Cross-slab, Sevenchurches, Co. Wicklow
Co. Wicklow |
Crosses & Monuments
Among the many early medieval remains scattered across the monastic valley of Glendalough in County Wicklow, it is easy to walk past a small flat stone without registering what you are looking at.
Yet this particular slab, lying a few metres to the north-east of the structure known as the Priest's House, carries a quietly significant mark: a single incised Latin cross, its four arms cut in one continuous line and each terminal gently expanded into a wider point. It is an understated object, and that restraint is itself characteristic of early Irish Christian stonework.
The slab was catalogued by Patrick Healy in a 1972 Office of Public Works survey of ancient monuments at Glendalough, where it appears as number 170 in his supplementary list. Healy described it as a small rectangular piece of mica schist, a fine-grained metamorphic rock common in the Wicklow uplands, measuring something over a metre in length, roughly 0.4 metres wide, and only about 0.06 metres thick. Cross-slabs of this kind, essentially grave-markers or devotional stones incised with a simple cross rather than sculpted in relief, are found across early Christian sites throughout Ireland and represent one of the most modest and widespread forms of early medieval religious expression.
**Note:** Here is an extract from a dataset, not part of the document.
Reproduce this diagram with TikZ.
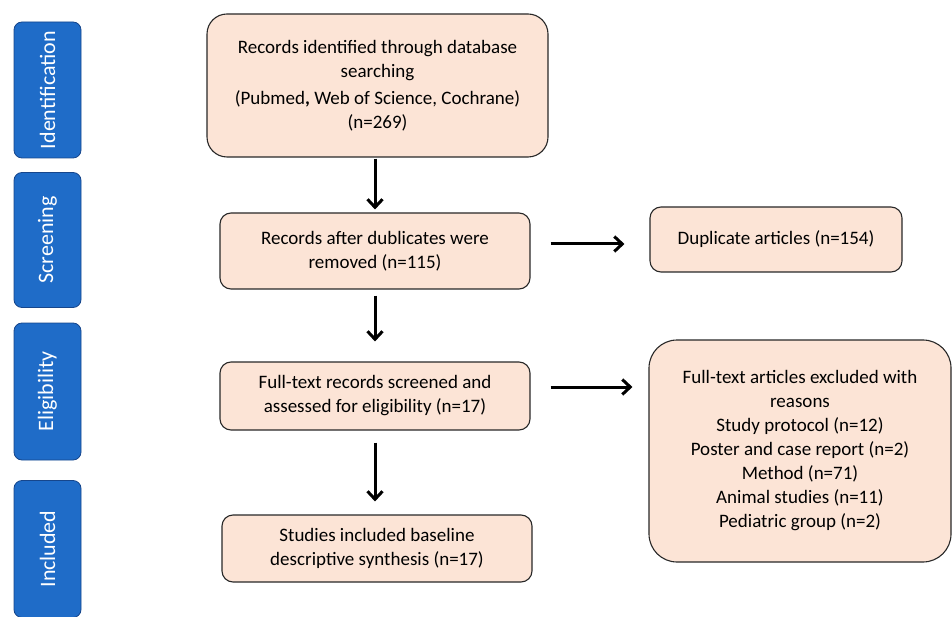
\documentclass[tikz,border=0pt]{standalone}
\usepackage{fontspec}
\setmainfont{Carlito}
\usetikzlibrary{calc,arrows.meta}
\definecolor{stageBlue}{RGB}{31,108,200}
\definecolor{stageEdge}{RGB}{22,70,140}
\definecolor{boxPeach}{RGB}{252,228,214}
\definecolor{boxEdge}{RGB}{40,40,40}
\tikzset{
  stage/.style={rounded corners=8pt,draw=stageEdge,fill=stageBlue,line width=0.8pt,
        minimum height=67pt,text=white,font=\fontsize{22}{22}\selectfont,rotate=90},
  recbox/.style={rounded corners=11pt,draw=boxEdge,fill=boxPeach,line width=1.1pt,
        align=center,inner sep=4pt,font=\fontsize{19}{24}\selectfont},
  flow/.style={-{Straight Barb[length=8pt,width=15pt]},line width=3pt,black}
}
\begin{document}
\begin{tikzpicture}[x=1pt,y=-1pt]
\useasboundingbox (0,0) rectangle (952,617);
% stages on the left
\node[stage,minimum width=136pt] (ident) at (47.5,90) {Identification};
\node[stage,minimum width=135pt] (screen) at (47.5,240) {Screening};
\node[stage,minimum width=137pt] (elig) at (47.5,391.5) {Eligibility};
\node[stage,minimum width=137pt] (incl) at (47.5,549) {Included};
% main column
\node[recbox,rounded corners=20pt,minimum width=341pt,minimum height=143pt] (recId) at (377.5,85.5)
  {Records identified through database\\ searching\\[3pt] (Pubmed\textbf{,} Web of Science, Cochrane)\\ (n=269)};
\node[recbox,minimum width=310pt,minimum height=76pt] (recDup) at (375,251)
  {Records after dublicates were\\ removed (n=115)};
\node[recbox,minimum width=310pt,minimum height=68pt] (fullText) at (375,396)
  {Full-text records screened and\\ assessed for eligibility (n=17)};
\node[recbox,minimum width=310pt,minimum height=67pt] (studInc) at (377,548.5)
  {Studies included baseline\\ descriptive synthesis (n=17)};
% side column
\node[recbox,minimum width=252pt,minimum height=65pt] (dupArt) at (776,239.5)
  {Duplicate articles (n=154)};
\node[recbox,rounded corners=28pt,minimum width=302pt,minimum height=222pt] (excl) at (800,451)
  {Full-text articles excluded with\\ reasons\\ Study protocol (n=12)\\ Poster and case report (n=2)\\
   Method (n=71)\\ Animal studies (n=11)\\ Pediatric group (n=2)};
% arrows
\draw[flow,shorten <=1pt,shorten >=3pt] (recId.south -| recDup.north) -- (recDup.north);
\draw[flow,shorten <=6pt,shorten >=20pt] (recDup.south) -- (fullText.north);
\draw[flow,shorten <=12pt,shorten >=13pt] (fullText.south) -- (fullText.south |- studInc.north);
\draw[flow,shorten <=20pt,shorten >=25pt] ([yshift=7pt]recDup.east) -- ([yshift=7pt]recDup.east -| dupArt.west);
\draw[flow,shorten <=20pt,shorten >=16pt] ([yshift=9pt]fullText.east) -- ([yshift=9pt]fullText.east -| excl.west);
\end{tikzpicture}
\end{document}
The expanded terminals on the cross arms are a detail worth noting; they appear frequently on Irish cross-slabs and are thought to reflect an awareness of more elaborate metalwork and manuscript cross forms, translated here into the plainest possible medium. The slab sits 3.20 metres to the north-east of the Priest's House, a small Romanesque structure within the broader Glendalough complex whose precise original function remains a matter of scholarly discussion.